Geriye baktığında elinde ne kaldı?
- 2007’de annemi kaybettim. Sonra sevgilimden ayrıldım. Sonra köpeğim öldü. Çok yakın bir arkadaşım öldü, ardından başka arkadaşlarım da. Şu yaşımda ne çok cenazeye gittim, ne çok başsağlığı diledim. Bir aşk daha bitti bu arada. Babamı kaybettim. Köşemi kaybettim. Geride pek bir şey kalmadı…
BÜYÜK BİR GAZETEDE KÖŞE TEKLİFİ ALSAM ÜZERİNE ATLARIM
Yazılı basın bitti mi senin için?
- Allah rahmet eylesin! Benim boş oturan köşe yazarlığında, özellikle de basılı kağıtta hiç mi hiç gözüm yok. Bu aralar ‘coding’ öğreniyorum. Şu anda daha önemli bir şey yok hayatımda. Keşke zamanında daha fazla matematik çalışsaymışım, bilgisayar programcılığı öğrenseymişim diye hayıflanıyorum. Ama geç değil ki. 34 yaşındayım. Ve şu anda Türkiye’de medyanın geleceğini benim kadar yakından bilen, takip eden kimse yok. Bu kadar da iddialıyım. Yeni gazetecilik, bilgisayar başından kalkmayan ve pek çoklarının "Ya bunlar tuhaf yaratıklar!" dedikleri çocuklarla bizim gibi yazmayı, başlık atmayı bilenlerin bir karışımı olacak. Televizyon bitti, gazeteler bitti, tek gelecek web ve bu dili konuşmak için kod yazmak şart.
Böyle söylüyorsun ama büyük bir gazeteden köşe yazarlığı teklifi gelse n’aparsın?

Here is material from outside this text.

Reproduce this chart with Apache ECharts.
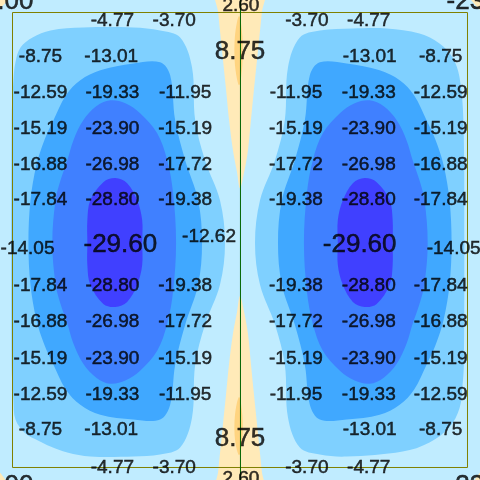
<!DOCTYPE html>
<html><head><meta charset="utf-8">
<script src="https://cdn.jsdelivr.net/npm/echarts@6/dist/echarts.min.js"></script>
<style>html,body{margin:0;padding:0;background:#fff}#c{width:480px;height:480px}</style>
</head><body><div id="c"></div>
<script>
// Domain: the framed plot box is [-1,1] x [-1,1]; the view extends a little beyond it.
// Contour band outlines.
const band2Left = [[-1.004,0.526],[-0.996,0.702],[-0.987,0.781],[-0.965,0.846],[-0.912,0.890],[-0.833,0.921],[-0.689,0.934],[-0.469,0.934],[-0.351,0.921],[-0.263,0.890],[-0.211,0.759],[-0.197,0.526],[-0.154,0.351],[-0.088,0.175],[-0.066,-0.013],[-0.088,-0.197],[-0.154,-0.373],[-0.197,-0.548],[-0.211,-0.781],[-0.263,-0.912],[-0.351,-0.943],[-0.469,-0.952],[-0.658,-0.952],[-0.759,-0.934],[-0.833,-0.908],[-0.886,-0.882],[-0.943,-0.851],[-0.987,-0.789],[-0.996,-0.702],[-1.004,-0.548]];
const band2Right = [[0.982,0.526],[0.965,0.715],[0.934,0.803],[0.877,0.864],[0.789,0.908],[0.645,0.930],[0.496,0.930],[0.351,0.921],[0.263,0.890],[0.211,0.759],[0.197,0.526],[0.154,0.351],[0.088,0.175],[0.066,-0.013],[0.088,-0.197],[0.154,-0.373],[0.197,-0.548],[0.211,-0.781],[0.263,-0.912],[0.351,-0.943],[0.469,-0.952],[0.715,-0.930],[0.833,-0.890],[0.921,-0.822],[0.965,-0.740],[0.978,-0.640],[0.984,-0.548],[0.986,-0.013]];
const band3Left = [[-0.930,-0.013],[-0.921,0.175],[-0.895,0.329],[-0.860,0.439],[-0.820,0.526],[-0.765,0.636],[-0.702,0.702],[-0.614,0.746],[-0.469,0.776],[-0.351,0.781],[-0.307,0.724],[-0.285,0.526],[-0.241,0.351],[-0.184,0.175],[-0.167,-0.013],[-0.184,-0.197],[-0.241,-0.373],[-0.285,-0.548],[-0.307,-0.724],[-0.351,-0.789],[-0.469,-0.789],[-0.614,-0.768],[-0.702,-0.724],[-0.765,-0.658],[-0.820,-0.548],[-0.860,-0.461],[-0.895,-0.351],[-0.921,-0.197]];
const band4Left = [[-0.825,-0.013],[-0.811,0.175],[-0.789,0.263],[-0.759,0.351],[-0.732,0.439],[-0.689,0.526],[-0.632,0.588],[-0.570,0.614],[-0.504,0.601],[-0.439,0.557],[-0.364,0.469],[-0.320,0.351],[-0.294,0.206],[-0.281,-0.013],[-0.294,-0.224],[-0.320,-0.368],[-0.364,-0.487],[-0.439,-0.575],[-0.504,-0.618],[-0.570,-0.632],[-0.632,-0.605],[-0.689,-0.544],[-0.732,-0.456],[-0.759,-0.368],[-0.789,-0.281],[-0.811,-0.193]];
const band5Left = [[-0.548,0.272],[-0.496,0.250],[-0.452,0.175],[-0.430,0.088],[-0.430,-0.013],[-0.430,-0.110],[-0.452,-0.197],[-0.496,-0.272],[-0.548,-0.294],[-0.601,-0.281],[-0.658,-0.197],[-0.671,-0.110],[-0.671,-0.013],[-0.671,0.088],[-0.658,0.175],[-0.601,0.254]];
const warmTop = [[-0.105,1.096],[-0.096,1.0],[-0.079,0.833],[-0.061,0.658],[-0.048,0.526],[-0.031,0.395],[-0.013,0.298],[0,0.228],[0.018,0.298],[0.035,0.395],[0.048,0.526],[0.061,0.658],[0.079,0.833],[0.096,1.0],[0.105,1.096]];
const warmBottom = [[-0.105,-1.114],[-0.096,-1.018],[-0.079,-0.851],[-0.061,-0.675],[-0.048,-0.544],[-0.031,-0.412],[-0.013,-0.316],[0,-0.246],[0.018,-0.316],[0.035,-0.412],[0.048,-0.544],[0.061,-0.675],[0.079,-0.851],[0.096,-1.018],[0.105,-1.114]];
const hotTop = [[-0.004,0.985],[-0.022,0.899],[-0.022,0.768],[-0.004,0.680],[0.010,0.768],[0.010,0.899]];
const hotBottom = [[-0.004,-0.690],[-0.022,-0.768],[-0.022,-0.877],[-0.004,-0.946],[0.010,-0.877],[0.010,-0.768]];
const warmCorners = [
  [[-1.1,1.1],[-0.99,1.1],[-1.1,0.99]],
  [[1.1,1.1],[0.99,1.1],[1.1,0.98]],
  [[-1.1,-1.1],[-1.01,-1.1],[-1.1,-0.98]],
  [[1.1,-1.1],[1.01,-1.1],[1.1,-0.98]]
];
// value labels: [x, y, value]
const smallLabels = [
 [-0.561,0.965,-4.77],[-0.289,0.965,-3.70],[0.294,0.965,-3.70],[0.566,0.965,-4.77],
 [-0.877,0.807,-8.75],[-0.566,0.807,-13.01],[0.570,0.807,-13.01],[0.882,0.807,-8.75],
 [-0.877,0.649,-12.59],[-0.561,0.649,-19.33],[-0.241,0.649,-11.95],[0.246,0.649,-11.95],[0.566,0.649,-19.33],[0.882,0.649,-12.59],
 [-0.877,0.491,-15.19],[-0.561,0.491,-23.90],[-0.241,0.491,-15.19],[0.246,0.491,-15.19],[0.566,0.491,-23.90],[0.882,0.491,-15.19],
 [-0.877,0.329,-16.88],[-0.561,0.329,-26.98],[-0.241,0.329,-17.72],[0.246,0.329,-17.72],[0.566,0.329,-26.98],[0.882,0.329,-16.88],
 [-0.877,0.175,-17.84],[-0.561,0.175,-28.80],[-0.241,0.175,-19.38],[0.246,0.175,-19.38],[0.566,0.175,-28.80],[0.882,0.175,-17.84],
 [-0.934,-0.039,-14.05],[-0.136,0.013,-12.62],[0.939,-0.039,-14.05],
 [-0.877,-0.202,-17.84],[-0.561,-0.202,-28.80],[-0.241,-0.202,-19.38],[0.246,-0.202,-19.38],[0.566,-0.202,-28.80],[0.882,-0.202,-17.84],
 [-0.877,-0.360,-16.88],[-0.561,-0.360,-26.98],[-0.241,-0.360,-17.72],[0.246,-0.360,-17.72],[0.566,-0.360,-26.98],[0.882,-0.360,-16.88],
 [-0.877,-0.522,-15.19],[-0.561,-0.522,-23.90],[-0.241,-0.522,-15.19],[0.246,-0.522,-15.19],[0.566,-0.522,-23.90],[0.882,-0.522,-15.19],
 [-0.877,-0.680,-12.59],[-0.561,-0.680,-19.33],[-0.241,-0.680,-11.95],[0.246,-0.680,-11.95],[0.566,-0.680,-19.33],[0.882,-0.680,-12.59],
 [-0.877,-0.833,-8.75],[-0.566,-0.833,-13.01],[0.570,-0.833,-13.01],[0.882,-0.833,-8.75],
 [-0.561,-1.0,-4.77],[-0.289,-1.0,-3.70],[0.294,-1.0,-3.70],[0.566,-1.0,-4.77],
 [0.004,1.031,2.60],[0.004,-1.048,2.60]
];
const bigLabels = [
 [0,0.825,8.75],[0,-0.873,8.75],[-0.526,-0.022,-29.60],[0.526,-0.022,-29.60],
 [-1.070,1.048,-23.00],[1.070,1.048,-23.00],[-1.070,-1.079,-23.00],[1.070,-1.079,-23.00]
];
const frame = [[-1,-1],[1,-1],[1,1],[-1,1],[-1,-1]];
const centerLine = [[0.002,-1.1],[0.002,1.1]];

const C = {b1:'#C0ECFF', b2:'#7FD0FF', b3:'#40A8FF', b4:'#4080FF', b5:'#4040FF', warm:'#FFEAB8', hot:'#FFD480'};
const mirror = p => p.map(([x,y]) => [-x,y]);

function polySeries(points, color, z){
  return {
    type:'custom', coordinateSystem:'cartesian2d', clip:false, silent:true, z:z,
    data: points,
    renderItem: function(params, api){
      if (params.dataIndex !== 0) return null;
      return {type:'polygon', shape:{points: points.map(p => api.coord(p)), smooth:0.35},
              style:{fill: color, stroke: null}};
    }
  };
}
function labelSeries(data, size, z){
  return {
    type:'scatter', data: data, symbolSize:1, clip:false, silent:true, z:z,
    itemStyle:{color:'rgba(0,0,0,0)'},
    label:{show:true, position:'inside', color:'#000', fontSize:size,
      fontFamily:'"Liberation Sans", Arial, sans-serif',
      textBorderColor:'#000', textBorderWidth:0.5,
      formatter: p => p.value[2].toFixed(2)}
  };
}

const series = [];
series.push(polySeries(warmTop, C.warm, 1));
series.push(polySeries(warmBottom, C.warm, 1));
warmCorners.forEach(c => series.push(polySeries(c, C.warm, 1)));
series.push(polySeries(hotTop, C.hot, 2));
series.push(polySeries(hotBottom, C.hot, 2));
series.push(polySeries(band2Left, C.b2, 3));
series.push(polySeries(band2Right, C.b2, 3));
[[band3Left,C.b3,4],[band4Left,C.b4,5],[band5Left,C.b5,6]].forEach(([p,c,z]) => {
  series.push(polySeries(p, c, z));
  series.push(polySeries(mirror(p), c, z));
});
series.push({type:'line', data: frame, clip:false, silent:true, z:8, symbol:'none',
  lineStyle:{color:'#808000', width:1}});
series.push({type:'line', data: centerLine, clip:false, silent:true, z:8, symbol:'none',
  lineStyle:{color:'#006400', width:1}});
series.push(labelSeries(smallLabels, 19, 10));
series.push(labelSeries(bigLabels, 26, 10));

const chart = echarts.init(document.getElementById('c'), null, {renderer:'canvas'});
chart.setOption({
  animation:false,
  backgroundColor: C.b1,
  grid:{left:0, right:0, top:0, bottom:0},
  xAxis:{type:'value', min:-1.055, max:1.055, show:false},
  yAxis:{type:'value', min:-1.055, max:1.055, show:false},
  series: series
});
</script>
</body></html>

- Delirdin herhalde, üzerine atlarım! Ama umarım gelmez. Çünkü o zaman yine bir köşeye yerleşeceğim, bugün önemsediğim her şeyi bir kenara bırakıp Türkiye’ye akıl öğreteceğim. Peki 10 sene sonra n’olacak? Hayallerim, şimdiki hırslarım n’olacak? Yine işten atılacağım, o zaman kendimi yenilemek için daha da yaşlı olacağım. Değer mi? Umarım teklif gelmez ve ben iyice hırslanıp bambaşka bir yerde olurum!